In mid-August, the Chicago Tribune announced that it was partnering with longtime media columnist Robert Feder. “Editorially speaking, he’ll do whatever he wants,” said Tribune digital czar Bill Adee.
And he is — to the dismay of Tribune’s spokesman, who calls Feder’s post about Tribune newspaper budget cuts “grossly inaccurate.” Gary Weitman is also unhappy with Feder for not calling for comment before reporting that CEO Peter Liguori ordered $100 million in cuts.
Feder wrote: “The cuts will start to be put into effect Dec. 1, sources said, and are expected to affect all areas of operation, including the newsrooms.”

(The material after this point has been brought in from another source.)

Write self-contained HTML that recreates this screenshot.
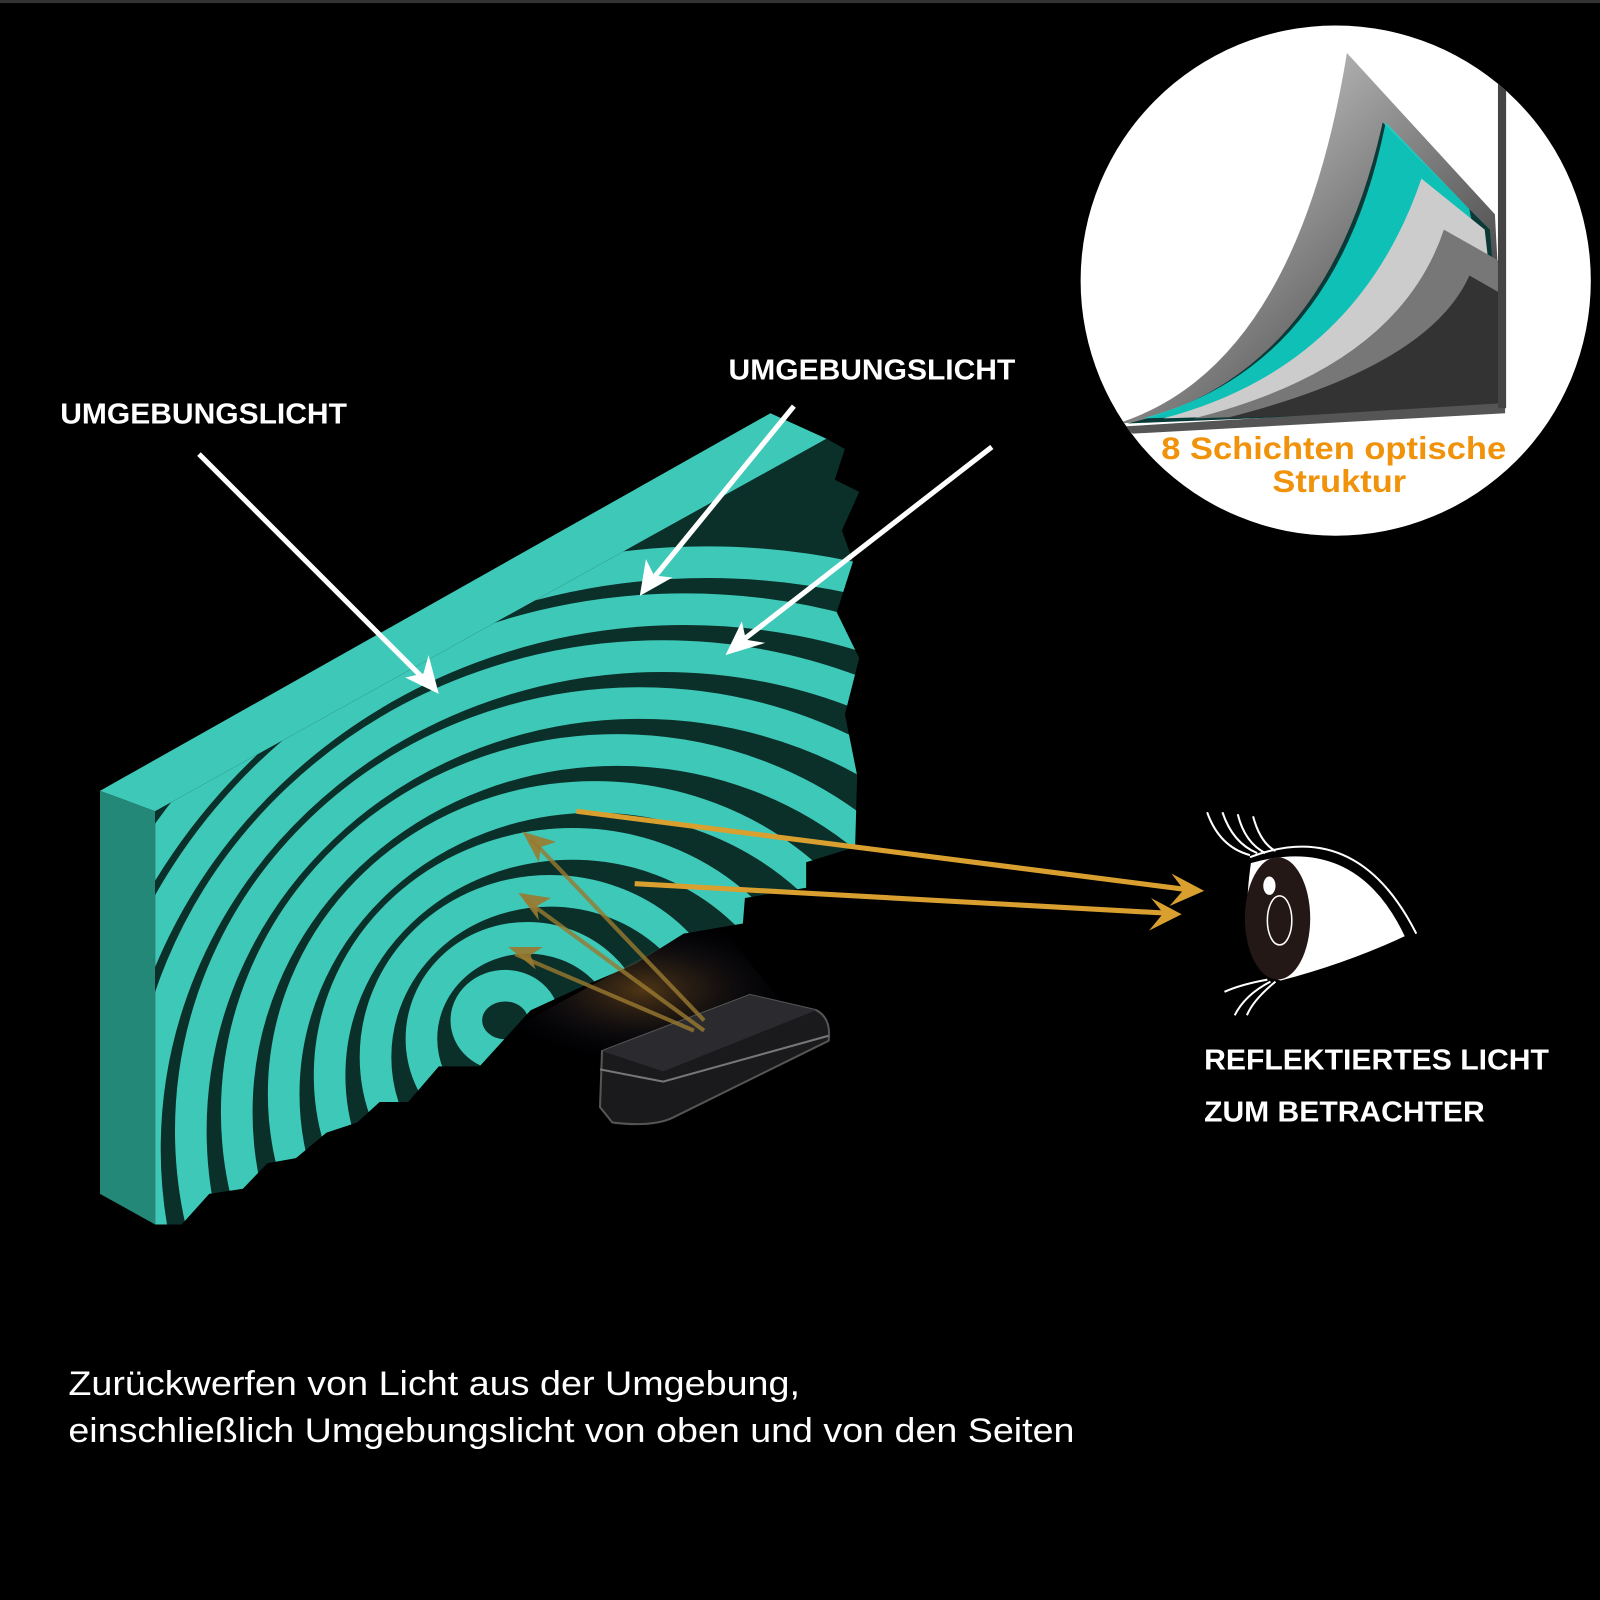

Here’s what spokesman Weitman says:
The original [Feder] blog post (on which the L.A. Times story is based) is grossly inaccurate. No targets for expense reductions have been set. No deadlines have been set.
We’re in the process, as we are every year at this time, of conducting budget reviews at all of our businesses. Everything is on the table, as it is every year. We’re always trying to improve our business model in ways that allow us to operate as efficiently as possible, while at the same time directing as many resources as we can to producing great content for our readers, viewers and digital users.
We’re trying to determine how to put our publishing businesses on the best possible footing for the long term, to make them a strong as possible. This is the normal budget process that we go through annually.
By the way, Mr. Feder never bothered to call or email me for comment before writing his original blog post. I thought that was standard operating procedure for most journalists.
Feder tells Romenesko readers:
I stand by my sources who were present at the meeting when the budget goals were announced. This is not the first time a Tribune Co. spokesman has questioned my reporting on the company. Once again we’ll see who’s right. I’m confident that my track record speaks for itself.